One afternoon, I paid a call to a new family. “Salaam!” I said when the door opened, having researched the typical Afghan greeting.

“Salaam! I’m Jamir!”

Jamir opened the door wide, and I entered the living room. An older man who had been seated immediately rose up and came to the door to greet me with a smile. He was wearing what I guessed was a traditional Afghan outfit—a long white shirt that reached below his knees, with matching harem-style pants underneath. His chin sported a long gray beard and a round, brown piece of felt crowned his head while salt and pepper hair sprung out underneath. As I greeted this distinguished-looking gentleman, I looked past him and spied a beautiful girl in her early 20s who wore a scarf over her head. She smiled shyly, and I guessed her age was the same as Jamir’s, perhaps early 20s.

“This is my father and my sister, Meena,” said Jamir, gesturing for me to come inside.

Meena went to the kitchen and brought out a tray of pistachios and raisins as I got comfortable on their couch. They looked thrilled that I had come by for a visit. Jamir told me the family had come from a military base in Wisconsin, where they had been taken to be processed into America. I wondered what happened to the mother, but I didn’t have to wonder for long. “When we heard the Taliban was taking over Kabul, my family split into two cars so we wouldn’t attract attention. We headed to the airport and took two different routes—Meena, me, and my father in one car, my mother, my other brother, and sister in the other car. We made it to the airport and into an airplane, but they didn’t. They got detained, and now we fear we’ll never see each other again.” He ended his story looking down at the floor.

I was shocked and saddened to hear how this family had been torn apart as they tried in vain to make their way to safety. “Oh Lord, please, please let them see each other again,” I prayed, close to tears. Jamir told me more about him and his family, telling me that he’d worked in customer service at a bank back in Kabul. He hoped to get a similar job in Tallahassee. I vowed to help him as best as I could. Meena handed me a cup of tea, and I stayed another hour as we continued to share details of each other's lives.

Finding a Home

As I drove home, tears filled my eyes again when I recalled their story. I thought about how hard it had been for me to adjust to leaving a place I loved, and I knew that this family’s pain and loss was so much deeper than mine. My thoughts went to the parable of the Good Samaritan, who had gone out of his way to help someone of a different faith. I decided to do everything I could to help make their time in Tallahassee as good as it could be.

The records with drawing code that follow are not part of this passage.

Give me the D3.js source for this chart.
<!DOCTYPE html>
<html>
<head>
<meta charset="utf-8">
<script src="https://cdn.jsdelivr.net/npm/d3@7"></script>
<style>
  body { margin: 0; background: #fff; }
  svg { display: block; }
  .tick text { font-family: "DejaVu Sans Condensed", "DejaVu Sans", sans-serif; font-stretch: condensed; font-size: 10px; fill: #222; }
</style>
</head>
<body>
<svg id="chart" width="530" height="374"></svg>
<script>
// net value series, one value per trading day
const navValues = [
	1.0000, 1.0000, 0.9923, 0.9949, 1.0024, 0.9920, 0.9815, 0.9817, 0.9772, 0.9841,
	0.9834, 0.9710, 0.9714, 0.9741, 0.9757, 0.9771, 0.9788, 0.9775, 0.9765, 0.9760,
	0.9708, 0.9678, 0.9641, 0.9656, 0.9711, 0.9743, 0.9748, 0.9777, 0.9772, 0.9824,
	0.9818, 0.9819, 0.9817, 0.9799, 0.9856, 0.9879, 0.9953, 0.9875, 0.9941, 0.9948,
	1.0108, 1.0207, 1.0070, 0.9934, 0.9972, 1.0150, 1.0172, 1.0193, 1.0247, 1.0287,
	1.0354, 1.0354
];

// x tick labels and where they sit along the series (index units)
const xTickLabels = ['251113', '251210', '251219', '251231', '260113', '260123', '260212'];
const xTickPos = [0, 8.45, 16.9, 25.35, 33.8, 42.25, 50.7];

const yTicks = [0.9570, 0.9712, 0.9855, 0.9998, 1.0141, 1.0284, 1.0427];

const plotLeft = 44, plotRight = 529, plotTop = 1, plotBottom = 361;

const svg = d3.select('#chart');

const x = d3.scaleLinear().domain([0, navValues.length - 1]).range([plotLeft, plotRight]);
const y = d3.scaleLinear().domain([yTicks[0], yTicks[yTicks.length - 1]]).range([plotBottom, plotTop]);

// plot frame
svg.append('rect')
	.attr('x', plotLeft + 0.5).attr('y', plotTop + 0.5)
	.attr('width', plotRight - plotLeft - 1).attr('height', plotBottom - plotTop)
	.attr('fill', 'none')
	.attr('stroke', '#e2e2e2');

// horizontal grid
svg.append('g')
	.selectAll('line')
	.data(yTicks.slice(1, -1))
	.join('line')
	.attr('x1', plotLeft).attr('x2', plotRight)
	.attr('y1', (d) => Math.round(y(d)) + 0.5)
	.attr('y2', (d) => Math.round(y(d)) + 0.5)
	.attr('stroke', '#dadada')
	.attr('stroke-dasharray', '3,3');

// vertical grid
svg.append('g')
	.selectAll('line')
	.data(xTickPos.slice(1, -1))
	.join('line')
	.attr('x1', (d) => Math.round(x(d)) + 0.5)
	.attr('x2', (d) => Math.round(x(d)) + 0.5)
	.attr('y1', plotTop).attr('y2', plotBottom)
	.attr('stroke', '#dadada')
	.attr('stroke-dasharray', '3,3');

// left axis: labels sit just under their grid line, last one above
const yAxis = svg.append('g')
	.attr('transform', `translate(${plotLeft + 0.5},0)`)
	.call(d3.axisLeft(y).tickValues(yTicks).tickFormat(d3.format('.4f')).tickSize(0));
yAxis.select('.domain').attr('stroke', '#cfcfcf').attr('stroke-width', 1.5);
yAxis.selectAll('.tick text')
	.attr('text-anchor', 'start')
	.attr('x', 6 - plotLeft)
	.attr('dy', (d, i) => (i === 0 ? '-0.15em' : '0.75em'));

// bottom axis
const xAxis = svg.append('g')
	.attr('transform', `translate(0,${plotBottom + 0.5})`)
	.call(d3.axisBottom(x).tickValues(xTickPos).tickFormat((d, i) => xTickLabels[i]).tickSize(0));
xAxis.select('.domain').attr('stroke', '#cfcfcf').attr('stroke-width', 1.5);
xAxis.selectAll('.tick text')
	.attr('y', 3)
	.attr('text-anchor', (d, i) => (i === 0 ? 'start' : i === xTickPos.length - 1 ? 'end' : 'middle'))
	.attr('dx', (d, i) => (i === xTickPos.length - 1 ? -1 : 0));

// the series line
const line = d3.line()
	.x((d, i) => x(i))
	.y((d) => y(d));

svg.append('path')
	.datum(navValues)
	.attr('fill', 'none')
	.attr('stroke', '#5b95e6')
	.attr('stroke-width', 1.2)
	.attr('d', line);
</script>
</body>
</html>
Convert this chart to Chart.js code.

Several months later, Jamir now has a good job at a bank. Meena has learned much English, and their dad seems to be adjusting well. Now good friends whom I visit regularly, Jamir appreciates my involvement with his family. “You and the people of Tallahassee have helped us so much. You are such a nice soul. I can’t thank you all enough.” I thought of his “soul” reference afterward. Aren’t we all just a collection of souls, anyway, whether refugee, immigrant, or native-born? And God loves each one. I prayed the love of Christ showed through me as it did the Good Samaritan.

Tallahassee has received many refugee families, and there’s been an outpouring of generosity for our new neighbors. Because of this, I began to appreciate my hometown in a new way. A city that shows up in a big way for suffering people is a city I can proudly call “home.” Most importantly, I can practice Christian hospitality with these beautiful souls, remembering a verse in Leviticus that has taken on a new meaning, “The foreigner residing among you must be treated as your native-born. Love them as yourself, for you were foreigners in Egypt. I am the LORD your God” (Lev. 19:34).